→ **DIRECTION**
Pictures stay out. Extract the lines below from the first one through the line with "concentration of IFNa", both included.

Figure scripts
****************

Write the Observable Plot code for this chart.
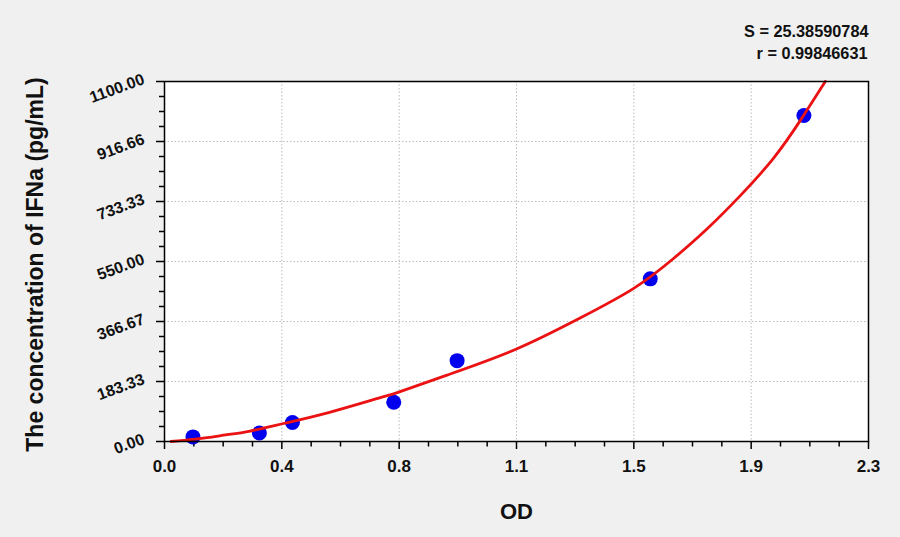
<!DOCTYPE html>
<html>
<head>
<meta charset="utf-8">
<script src="https://cdn.jsdelivr.net/npm/d3@7"></script>
<script src="https://cdn.jsdelivr.net/npm/@observablehq/plot@0.6"></script>
<style>
  html, body { margin: 0; padding: 0; background: #f0f0f0; }
</style>
</head>
<body>
<div id="chart"></div>
<script>
// Standard points (OD, concentration pg/mL)
const od = [0.093, 0.310, 0.418, 0.749, 0.956, 1.587, 2.089];
const conc = [14, 26, 58, 120, 247, 497, 996];

// Fitted curve
const curveOD = [0.021, 0.1, 0.2, 0.28, 0.389, 0.542, 0.705, 0.765, 0.923, 1.148, 1.359, 1.533, 1.664, 1.773, 1.882, 1.99, 2.078, 2.159];
const curveConc = [0, 7, 20, 32, 55, 90, 134, 151, 203, 282, 378, 468, 560, 650, 752, 866, 982, 1100];

const xTickLabels = ["0.0", "0.4", "0.8", "1.1", "1.5", "1.9", "2.3"];
const yTickLabels = ["0.00", "183.33", "366.67", "550.00", "733.33", "916.66", "1100.00"];
const xMax = 2.3;
const yMax = 1100;

const stats = ["S = 25.38590784", "r = 0.99846631"];
const xTitle = "OD";
const yTitle = "The concentration of IFNa (pg/mL)";

const points = od.map((x, i) => ({x, y: conc[i]}));
const curve = curveOD.map((x, i) => ({x, y: curveConc[i]}));
const nX = xTickLabels.length - 1, nY = yTickLabels.length - 1;
const xMajor = xTickLabels.map((t, i) => ({v: i * xMax / nX, t}));
const yMajor = yTickLabels.map((t, i) => ({v: i * yMax / nY, t}));
const xMinor = d3.range(nX * 4 + 1).filter(i => i % 4).map(i => i * xMax / (nX * 4));
const yMinor = d3.range(nY * 4 + 1).filter(i => i % 4).map(i => i * yMax / (nY * 4));

const font = "'Liberation Sans', Arial, sans-serif";

const chart = Plot.plot({
  width: 900,
  height: 537,
  marginLeft: 164,
  marginRight: 32,
  marginTop: 81,
  marginBottom: 96,
  style: {background: "#f0f0f0", fontFamily: font, color: "black"},
  x: {domain: [0, xMax], axis: null},
  y: {domain: [0, yMax], axis: null},
  marks: [
    Plot.frame({fill: "white", stroke: null}),
    Plot.gridX(xMajor.slice(1, -1).map(d => d.v), {stroke: "#bdbdbd", strokeOpacity: 1, strokeDasharray: "1.5,2"}),
    Plot.gridY(yMajor.slice(1, -1).map(d => d.v), {stroke: "#bdbdbd", strokeOpacity: 1, strokeDasharray: "1.5,2"}),
    Plot.axisX(xMajor.map(d => d.v), {tickSize: 8, tickFormat: () => "", stroke: "black", strokeWidth: 1.5}),
    Plot.axisX(xMinor, {tickSize: 5.5, tickFormat: () => "", stroke: "black", strokeWidth: 1.5}),
    Plot.axisY(yMajor.map(d => d.v), {tickSize: 8, tickFormat: () => "", stroke: "black", strokeWidth: 1.5}),
    Plot.axisY(yMinor, {tickSize: 5, tickFormat: () => "", stroke: "black", strokeWidth: 1.5}),
    Plot.text(xMajor, {x: "v", y: 0, text: "t", dy: 30, lineAnchor: "bottom", fontSize: 17, fontWeight: "bold", fill: "#111"}),
    Plot.text(yMajor, {x: 0, y: "v", text: "t", dx: -19, dy: 2, rotate: -20, textAnchor: "end", lineAnchor: "bottom", fontSize: 16, fontWeight: "bold", fill: "#111"}),
    Plot.text([xTitle], {frameAnchor: "bottom", dy: 77, lineAnchor: "bottom", fontSize: 22, fontWeight: "bold", fill: "#111"}),
    Plot.text([yTitle], {frameAnchor: "left", dx: -122, dy: 3, rotate: -90, textAnchor: "middle", lineAnchor: "bottom", fontSize: 23, fontWeight: "bold", fill: "#111"}),
    Plot.text([stats[0]], {frameAnchor: "top-right", dy: -45, textAnchor: "end", lineAnchor: "bottom", fontSize: 16.3, fontWeight: "bold", fill: "#111"}),
    Plot.text([stats[1]], {frameAnchor: "top-right", dx: -1, dy: -23, textAnchor: "end", lineAnchor: "bottom", fontSize: 16.3, fontWeight: "bold", fill: "#111"}),
    Plot.dot(points, {x: "x", y: "y", r: 7.5, fill: "#0000ee", stroke: null}),
    Plot.line(curve, {x: "x", y: "y", stroke: "#ea1212", strokeWidth: 2.8, curve: "natural"}),
    Plot.frame({stroke: "black", strokeWidth: 1.5})
  ]
});
document.getElementById("chart").appendChild(chart);
</script>
</body>
</html>
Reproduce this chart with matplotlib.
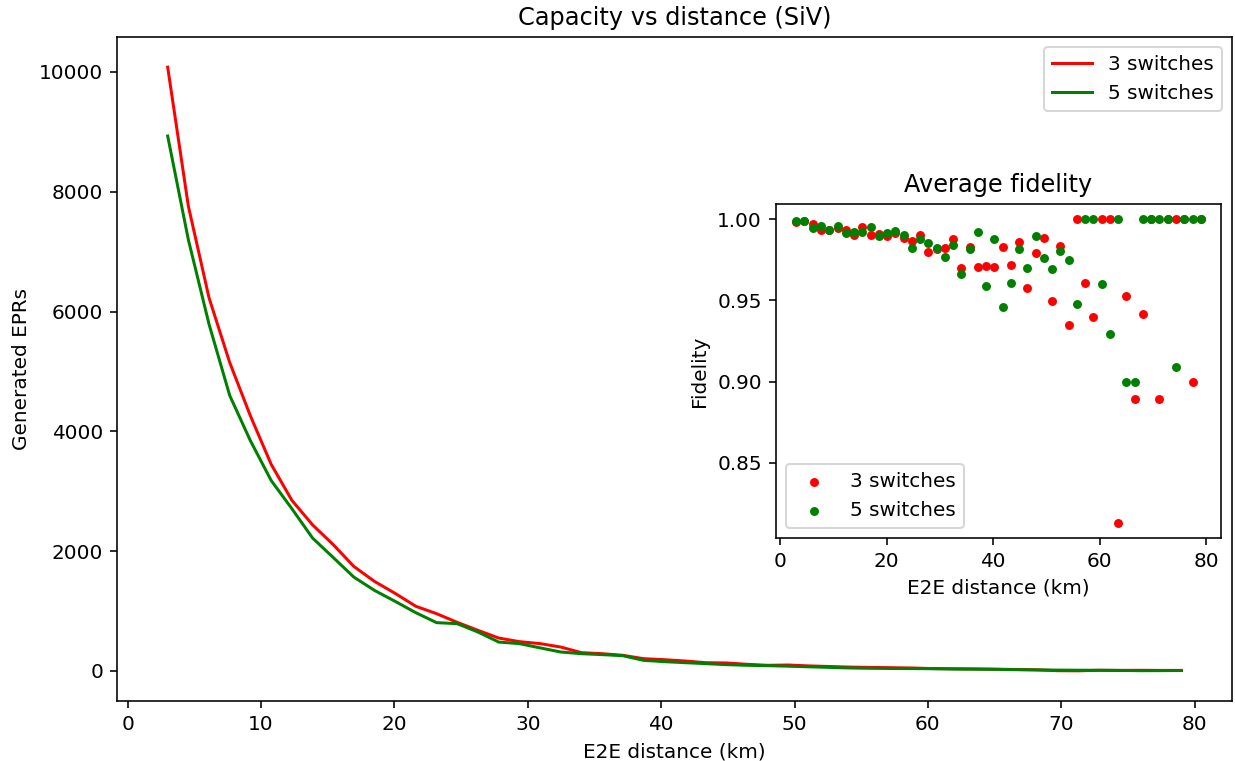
import numpy as np
import matplotlib
matplotlib.use("Agg")
import matplotlib.pyplot as plt
from matplotlib.ticker import MultipleLocator

# distances (km), same grid for both plots
dist = [3.00, 4.55, 6.10, 7.65, 9.20, 10.76, 12.31, 13.86, 15.41, 16.96,
        18.51, 20.06, 21.61, 23.16, 24.71, 26.27, 27.82, 29.37, 30.92, 32.47,
        34.02, 35.57, 37.12, 38.67, 40.22, 41.78, 43.33, 44.88, 46.43, 47.98,
        49.53, 51.08, 52.63, 54.18, 55.73, 57.29, 58.84, 60.39, 61.94, 63.49,
        65.04, 66.59, 68.14, 69.69, 71.24, 72.80, 74.35, 75.90, 77.45, 79.00]

# generated EPRs
epr_3 = [10080, 7760, 6230, 5150, 4260, 3450, 2850, 2440, 2110, 1745,
         1495, 1295, 1080, 957, 812, 678, 550, 490, 457, 400,
         306, 289, 262, 206, 189, 167, 139, 134, 112, 95,
         100, 85, 75, 65, 60, 55, 50, 40, 38, 35,
         30, 25, 20, 5, 3, 12, 10, 12, 10, 10]
epr_5 = [8930, 7200, 5790, 4600, 3845, 3180, 2710, 2220, 1895, 1567,
         1345, 1162, 973, 807, 790, 650, 483, 457, 386, 317,
         289, 273, 256, 178, 156, 139, 123, 106, 95, 89,
         80, 70, 60, 50, 45, 42, 40, 38, 32, 30,
         28, 22, 18, 15, 13, 12, 10, 5, 6, 8]

# average fidelity
fid_3 = [0.998, 0.999, 0.997, 0.9934, 0.9932, 0.9944, 0.9934, 0.9903, 0.9951, 0.9903,
         0.9909, 0.9899, 0.9914, 0.9887, 0.9864, 0.9901, 0.980, 0.9815, 0.9825, 0.9877,
         0.970, 0.9827, 0.9704, 0.9714, 0.9706, 0.9831, 0.9718, 0.9862, 0.9574, 0.979,
         0.9885, 0.9496, 0.9837, 0.9347, 1.0, 0.9609, 0.9397, 1.0, 1.0, 0.813,
         0.9527, 0.889, 0.9416, 1.0, 0.889, 1.0, 1.0, 1.0, 0.900, 1.0]
fid_5 = [0.9986, 0.9986, 0.9944, 0.9959, 0.9936, 0.9961, 0.9916, 0.9918, 0.9918, 0.9949,
         0.9895, 0.9912, 0.9928, 0.9903, 0.9823, 0.9881, 0.9852, 0.9823, 0.977, 0.9842,
         0.9665, 0.9815, 0.9922, 0.9588, 0.9879, 0.9461, 0.9609, 0.9819, 0.9697, 0.9897,
         0.9759, 0.9693, 0.9807, 0.9751, 0.9475, 1.0, 1.0, 0.960, 0.929, 1.0,
         0.900, 0.900, 1.0, 1.0, 1.0, 1.0, 0.909, 1.0, 1.0, 1.0]

W, H = 1235, 761
DPI = 144
fig = plt.figure(figsize=(W / DPI, H / DPI), dpi=DPI)

# main plot
ax = fig.add_axes([117 / W, 1 - 701 / H, (1232 - 117) / W, (701 - 37) / H])
ax.plot(dist, epr_3, color="red", label="3 switches")
ax.plot(dist, epr_5, color="green", label="5 switches")
ax.set_title("Capacity vs distance (SiV)")
ax.set_xlabel("E2E distance (km)")
ax.set_ylabel("Generated EPRs")
ax.legend(loc="upper right")

# inset
axi = fig.add_axes([776 / W, 1 - 538 / H, (1221 - 776) / W, (538 - 204) / H])
axi.scatter(dist, fid_3, color="red", s=12, label="3 switches")
axi.scatter(dist, fid_5, color="green", s=12, label="5 switches")
axi.yaxis.set_major_locator(MultipleLocator(0.05))
axi.set_title("Average fidelity")
axi.set_xlabel("E2E distance (km)")
axi.set_ylabel("Fidelity")
axi.legend(loc="lower left")

fig.savefig("out.png", dpi=DPI)
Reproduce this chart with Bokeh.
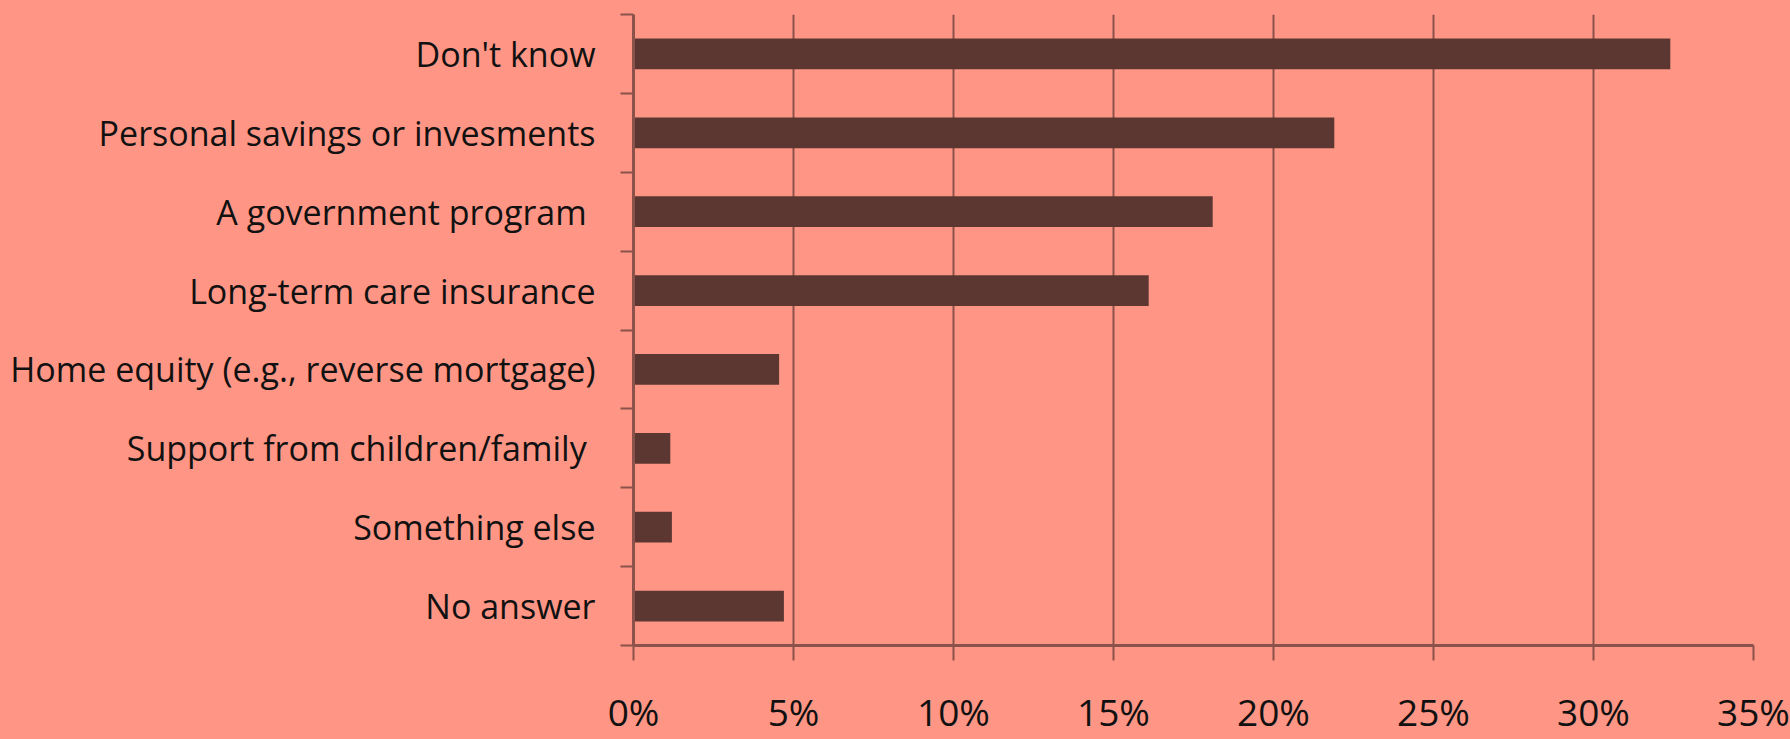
from bokeh.plotting import figure
from bokeh.models import Range1d, FixedTicker, LinearAxis
from bokeh.embed import file_html
from bokeh.resources import INLINE

categories = ["Don't know", "Personal savings or invesments", "A government program ",
              "Long-term care insurance", "Home equity (e.g., reverse mortgage)",
              "Support from children/family ", "Something else", "No answer"]
values = [32.4, 21.9, 18.1, 16.1, 4.55, 1.15, 1.2, 4.7]
x_ticks = [0, 5, 10, 15, 20, 25, 30, 35]

BG = "#FF9685"
BAR = "#5C3731"
GRID = "#8A524A"
FONT = "Open Sans"

pos = [i + 0.5 for i in range(len(categories))]
bounds = [i for i in range(len(categories) + 1)]

p = figure(width=1790, height=739, output_backend="svg", toolbar_location=None,
           x_range=Range1d(0, 35), y_range=Range1d(len(categories), 0),
           x_axis_location=None, y_axis_location=None,
           min_border_left=633, min_border_right=37, min_border_top=14, min_border_bottom=86)
p.background_fill_color = BG
p.border_fill_color = BG
p.outline_line_color = None

p.hbar(y=pos, left=0, right=values, height=0.39,
       fill_color=BAR, line_color=None)

xaxis = LinearAxis(ticker=FixedTicker(ticks=x_ticks))
xaxis.major_label_overrides = {t: f"{t}%" for t in x_ticks}
xaxis.axis_line_color = GRID
xaxis.axis_line_width = 3
xaxis.major_tick_line_color = GRID
xaxis.major_tick_line_width = 2
xaxis.major_tick_out = 15
xaxis.major_tick_in = 0
xaxis.minor_tick_line_color = None
xaxis.major_label_text_font = FONT
xaxis.major_label_text_font_size = "37px"
xaxis.major_label_text_color = "#111111"
xaxis.major_label_standoff = 25
p.add_layout(xaxis, "below")

yaxis = LinearAxis(ticker=FixedTicker(ticks=pos, minor_ticks=bounds))
yaxis.major_label_overrides = {pp: c for pp, c in zip(pos, categories)}
yaxis.axis_line_color = GRID
yaxis.axis_line_width = 3
yaxis.major_tick_line_color = None
yaxis.major_tick_out = 13
yaxis.minor_tick_line_color = GRID
yaxis.minor_tick_line_width = 2
yaxis.minor_tick_out = 13
yaxis.minor_tick_in = 0
yaxis.major_label_text_font = FONT
yaxis.major_label_text_font_size = "34px"
yaxis.major_label_text_color = "#111111"
yaxis.major_label_standoff = 25
p.add_layout(yaxis, "left")

p.xgrid.grid_line_color = GRID
p.xgrid.grid_line_width = 2
p.xgrid.ticker = FixedTicker(ticks=x_ticks)
p.ygrid.grid_line_color = None

html = file_html(p, INLINE)
html = html.replace("</head>", "<style>html, body { background-color: #FF9685; }</style></head>", 1)
open("out.html", "w").write(html)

****************

→ **EXPECTED OUTPUT**
Write the Observable Plot code for this chart.
<!DOCTYPE html>
<html>
<head>
<meta charset="utf-8">
<script src="https://cdn.jsdelivr.net/npm/d3@7"></script>
<script src="https://cdn.jsdelivr.net/npm/@observablehq/plot@0.6"></script>
<style>
  html, body { margin: 0; padding: 0; background: #f0f0f0; }
</style>
</head>
<body>
<div id="chart"></div>
<script>
// Standard points (OD, concentration pg/mL)
const od = [0.093, 0.310, 0.418, 0.749, 0.956, 1.587, 2.089];
const conc = [14, 26, 58, 120, 247, 497, 996];

// Fitted curve
const curveOD = [0.021, 0.1, 0.2, 0.28, 0.389, 0.542, 0.705, 0.765, 0.923, 1.148, 1.359, 1.533, 1.664, 1.773, 1.882, 1.99, 2.078, 2.159];
const curveConc = [0, 7, 20, 32, 55, 90, 134, 151, 203, 282, 378, 468, 560, 650, 752, 866, 982, 1100];

const xTickLabels = ["0.0", "0.4", "0.8", "1.1", "1.5", "1.9", "2.3"];
const yTickLabels = ["0.00", "183.33", "366.67", "550.00", "733.33", "916.66", "1100.00"];
const xMax = 2.3;
const yMax = 1100;

const stats = ["S = 25.38590784", "r = 0.99846631"];
const xTitle = "OD";
const yTitle = "The concentration of IFNa (pg/mL)";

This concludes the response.